Angelina & Neches River Authority (Texas)
- Abbreviation: ANRA
- Formation: 1949
- Purpose: Water management and conservation
- Headquarters: 210 E. Lufkin Ave, Lufkin, TX 75902
- Region served: 17 county jurisdiction in the Neches River Basin: Van Zandt, Smith, Henderson, Newton, Cherokee, Anderson, Rusk, Houston, Nacogdoches, San Augustine, Shelby, Angelina, Trinity, Sabine, Polk, Jasper, and Orange
- President: Jody Anderson
- Main organ: Board of Directors
- Website: http://www.anra.org/

= Angelina & Neches River Authority =

The Angelina & Neches River Authority (ANRA) is an independent government agency in Texas. It was established in 1949 or 1950, though it did not become active until the 1970s.

==Operations==
The Angelina & Neches River Authority was created by Article 16, Section 59 of the state constitution of Texas. Its purpose is water quality management and development and conservation of water resources in part of the Neches River watershed and it oversees several environmental programs in the middle and upper reaches of the watershed. The agency has jurisdiction over 8500 sqmi in part or all of 17 counties in Texas. It serves an estimated 600,000 people. The agency's jurisdiction is roughly adjacent to those of the Sabine River Authority, the Trinity River Authority, and the Lower Neches Valley Authority.

The Angelina & Neches River Authority receives its governance from a nine-member Board of Directors, who are appointed by the Governor of Texas for six-year terms. The board serves to create policy and provide oversight. The agency receives no tax revenues from the state and is not able to levy taxes. It gets its money through consumer payments for its services.

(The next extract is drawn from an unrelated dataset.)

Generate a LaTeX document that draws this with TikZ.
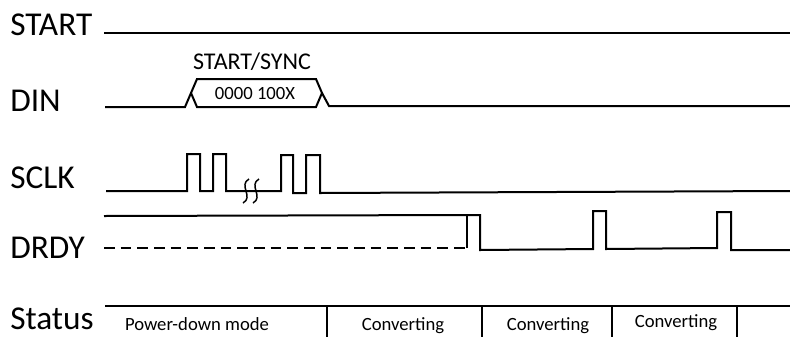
\documentclass[tikz,border=0pt]{standalone}
\usepackage{fontspec}
\setmainfont{Carlito}
\tikzset{
  sig/.style={line width=1.5pt},
  siglabel/.style={font=\fontsize{25}{25}\selectfont, anchor=base west, inner sep=0pt},
  small/.style={font=\fontsize{14}{14}\selectfont, inner sep=0pt},
  squig/.style={line width=1.1pt},
}
\begin{document}
\begin{tikzpicture}[x=0.75pt,y=-0.75pt]
\useasboundingbox (0,0) rectangle (790,337);

% signal names
\node[siglabel] (start) at (10,35) {START};
\node[siglabel] (din) at (10,111) {DIN};
\node[siglabel] (sclk) at (10,188) {SCLK};
\node[siglabel] (drdy) at (10,258) {DRDY};
\node[siglabel] (status) at (10,329) {Status};

% START
\draw[sig] (104,33) -- (790,33);

% DIN
\draw[sig] (105,107) -- (185,107) -- (197,79) -- (316,79) -- (322,93) -- (329,106) -- (790,106);
\draw[sig] (191,93) -- (197,107) -- (316,107) -- (322,93);
\node[font=\fontsize{18}{18}\selectfont, inner sep=0pt] (sync) at (252,62) {START/SYNC};
\node[small] (cmd) at (255,94) {0000 100X};

% SCLK
\draw[sig] (106,191) -- (187,191) -- (187,154) -- (200,154) -- (200,191)
  -- (213,191) -- (213,154) -- (226,154) -- (226,191) -- (281,191)
  -- (281,155) -- (293,155) -- (293,193) -- (306,193) -- (306,155)
  -- (320,155) -- (320,193) -- (790,191);
\draw[squig] (249,179) .. controls (238,185) and (254,197) .. (243,203);
\draw[squig] (259,179) .. controls (248,185) and (264,197) .. (253,203);

% DRDY
\draw[sig,dash pattern=on 8pt off 4.5pt] (104,248) -- (467,248);
\draw[sig] (467,248) -- (467,214);
\draw[sig] (104,216) -- (467,215) -- (480,215) -- (480,250) -- (593,249)
  -- (593,211) -- (606,211) -- (606,249) -- (717,248) -- (717,212)
  -- (731,212) -- (731,250) -- (790,250);

% Status
\draw[sig] (105,306) -- (790,306);
\draw[sig] (327,306) -- (327,337);
\draw[sig] (482,306) -- (482,337);
\draw[sig] (612,306) -- (612,337);
\draw[sig] (737,306) -- (737,337);
\node[small,anchor=base] (pd) at (197,330) {Power-down mode};
\node[small,anchor=base] (conv1) at (403,330) {Converting};
\node[small,anchor=base] (conv2) at (548,330) {Converting};
\node[small,anchor=base] (conv3) at (676,327) {Converting};

\end{tikzpicture}
\end{document}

A company known as Tomlin Infrastructure Group is partnered with the Angelina & Neches River Authority for a water supply operation based on surface water. This is highly unusual, as surface water supply operations are typically done by the private sector.

The Angelina & Neches River Authority has its headquarters in Lufkin, Texas.

==History==
The Angelina & Neches River Authority was established in 1949 or 1950 as the Neches River Conservation District, which was formed from the Sabine-Neches River Conservation District, which was itself established in 1935. The agency was not active until the 1970s, when a nine-member Board of Directors was appointed by then-governor of Texas, Preston Smith.

During the 1970s, the Angelina & Neches River Authority created various plans for water quality management and development and conservation of water resources. The agency also participated in a variety of other activities, including water quality studies in the upper Neches River watershed and sample collection, field analysis, and industrial waste analysis for the cities of Lufkin and Jacksonville. They also assisted the forest service and petroleum industries, water supply companies, cities, and private individuals in testing for drinking water contamination.

In the 1980s, the Angelina & Neches River Authority was contracted by the Texas Department of Water Resources to carry out studies on sewage treatment. One such study was a study of seven municipal sewage treatment plants in East Texas in 1982. Another study, in 1985, concerned sludge disposal methods for sewage treatment plants in the upper part of the Neches River watershed.

In 1990, the Angelina & Neches River Authority conducted the Nacogdoches County Water Study. The agency also continued with necessary acquisitions and permits for Lake Eastex and also worked on several other initiatives. In 1992, it first water quality report on the upper Neches River watershed in accordance with the 1991 Clean Rivers Act. Between 2000 and 2014, the agency received eight contracts with a total obligation amount of $81,926. In November 2015, the agency experienced a major failure of a sanitary sewer collection system.